There are chromosomes in every cell of your body. These chromosomes contain your DNA or genetic material, which determines how you look and how your body works. Chromosomes are made up of small pieces of DNA with a fixed place on the chromosome. Such a small piece of DNA is called a gene. Because each chromosome consists of a very long string of twisted DNA, there are many genes on a chromosome. Each gene has its own code that is used for creating a protein. Because your genetic information is stored in your genes, they control the build-up and development of your body.
Every human has 23 pairs of chromosomes, 46 in total. At conception, when an egg cell and a sperm cell merge, your mum gives you 22 autosomes (non-sex chromosomes) and one sex chromosome (an X chromosome) and your father gives you 22 autosomes and one sex chromosome (an X or a Y chromosome).

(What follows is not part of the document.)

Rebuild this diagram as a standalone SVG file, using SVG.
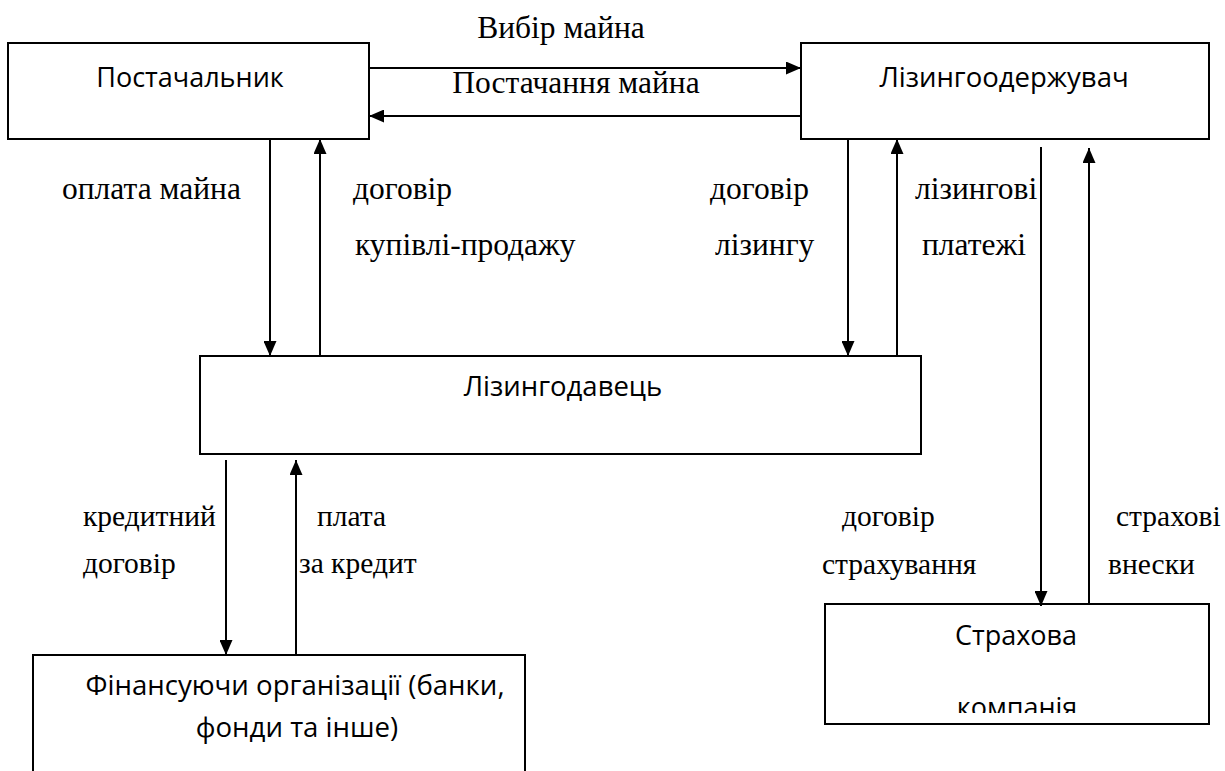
<svg xmlns="http://www.w3.org/2000/svg" width="1225" height="771" viewBox="0 0 1225 771">
<defs>
<marker id="ah" viewBox="0 0 15 13" refX="15" refY="6.5" markerWidth="15" markerHeight="13" markerUnits="userSpaceOnUse" orient="auto">
<path d="M0,0 L15,6.5 L0,13 Z" fill="#000"/>
</marker>
<clipPath id="clipIns"><rect x="825" y="603" width="386" height="110"/></clipPath>
</defs>
<style>
.box{fill:#fff;stroke:#000;stroke-width:2}
.node{font-family:"Open Sans","Noto Sans","DejaVu Sans",sans-serif;font-size:27px;fill:#000}
.lbl{font-family:"Liberation Serif","Times New Roman",serif;font-size:31.5px;fill:#000}
.lbl2{font-family:"Liberation Serif","Times New Roman",serif;font-size:29.5px;fill:#000}
.c{stroke:#000;stroke-width:2;fill:none}
.a{marker-end:url(#ah)}
</style>
<rect width="1225" height="771" fill="#fff"/>
<g id="supplier">
<rect class="box" x="8" y="43" width="361" height="96"/>
<text class="node" x="190" y="87" text-anchor="middle">Постачальник</text>
</g>
<g id="lessee">
<rect class="box" x="801" y="43" width="408" height="96"/>
<text class="node" x="1004" y="87" text-anchor="middle" style="font-size:27.5px">Лізингоодержувач</text>
</g>
<g id="lessor">
<rect class="box" x="200" y="356" width="721" height="98"/>
<text class="node" x="563" y="396" text-anchor="middle" style="font-size:27.5px">Лізингодавець</text>
</g>
<g id="finance">
<rect class="box" x="33" y="655" width="492" height="130"/>
<text class="node" x="295" y="695" text-anchor="middle" style="font-size:27.6px">Фінансуючи організації (банки,</text>
<text class="node" x="297" y="737" text-anchor="middle" style="font-size:27.6px">фонди та інше)</text>
</g>
<g id="insurance">
<rect class="box" x="825" y="604" width="384" height="120"/>
<text class="node" x="1016" y="645" text-anchor="middle">Страхова</text>
<text class="node" x="1017" y="717" text-anchor="middle" clip-path="url(#clipIns)">компанія</text>
</g>
<g id="connectors">
<line class="c a" x1="369" y1="68" x2="801" y2="68"/>
<line class="c a" x1="801" y1="116" x2="369" y2="116"/>
<line class="c a" x1="270" y1="139" x2="270" y2="356"/>
<line class="c a" x1="320" y1="356" x2="320" y2="139"/>
<line class="c a" x1="848" y1="139" x2="848" y2="356"/>
<line class="c a" x1="897" y1="356" x2="897" y2="139"/>
<line class="c a" x1="1041" y1="147" x2="1041" y2="606"/>
<line class="c a" x1="1089" y1="603" x2="1089" y2="148"/>
<line class="c a" x1="226" y1="460" x2="226" y2="655"/>
<line class="c a" x1="296" y1="655" x2="296" y2="460"/>
</g>
<g id="labels">
<text class="lbl" x="561" y="38" text-anchor="middle">Вибір майна</text>
<text class="lbl" x="576" y="93" text-anchor="middle">Постачання майна</text>
<text class="lbl" x="62" y="199">оплата майна</text>
<text class="lbl" x="353" y="199">договір</text>
<text class="lbl" x="355" y="255">купівлі-продажу</text>
<text class="lbl" x="710" y="199">договір</text>
<text class="lbl" x="715" y="255">лізингу</text>
<text class="lbl" x="915" y="199">лізингові</text>
<text class="lbl" x="922" y="255">платежі</text>
<text class="lbl2" x="83" y="526">кредитний</text>
<text class="lbl2" x="83" y="573">договір</text>
<text class="lbl2" x="317" y="526">плата</text>
<text class="lbl2" x="299" y="573">за кредит</text>
<text class="lbl2" x="842" y="526">договір</text>
<text class="lbl2" x="822" y="574">страхування</text>
<text class="lbl2" x="1116" y="526">страхові</text>
<text class="lbl2" x="1108" y="574">внески</text>
</g>
</svg>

Your genetic material thus determines your physical and mental structure and development and so it can also play a role in the development of disorders, diseases and a different sexual development.
Sickle cell disease
- You can inherit a hereditary disease or condition from your father or mother due to a fault in a certain gene, such an abnormality is called a mutation. The fault is, therefore, fixed in your genetic material and you can inherit the disease or condition but not necessarily so. The chance of inheritance differs per illness.
- You can also be the first in your family to develop a fault in the genetic material. For example, because you have a new mutation on a gene or a deviating number of chromosomes.
Sickle cell disease is a hereditary blood disorder. It’s caused by a faulty piece of DNA that lies on one of your chromosomes.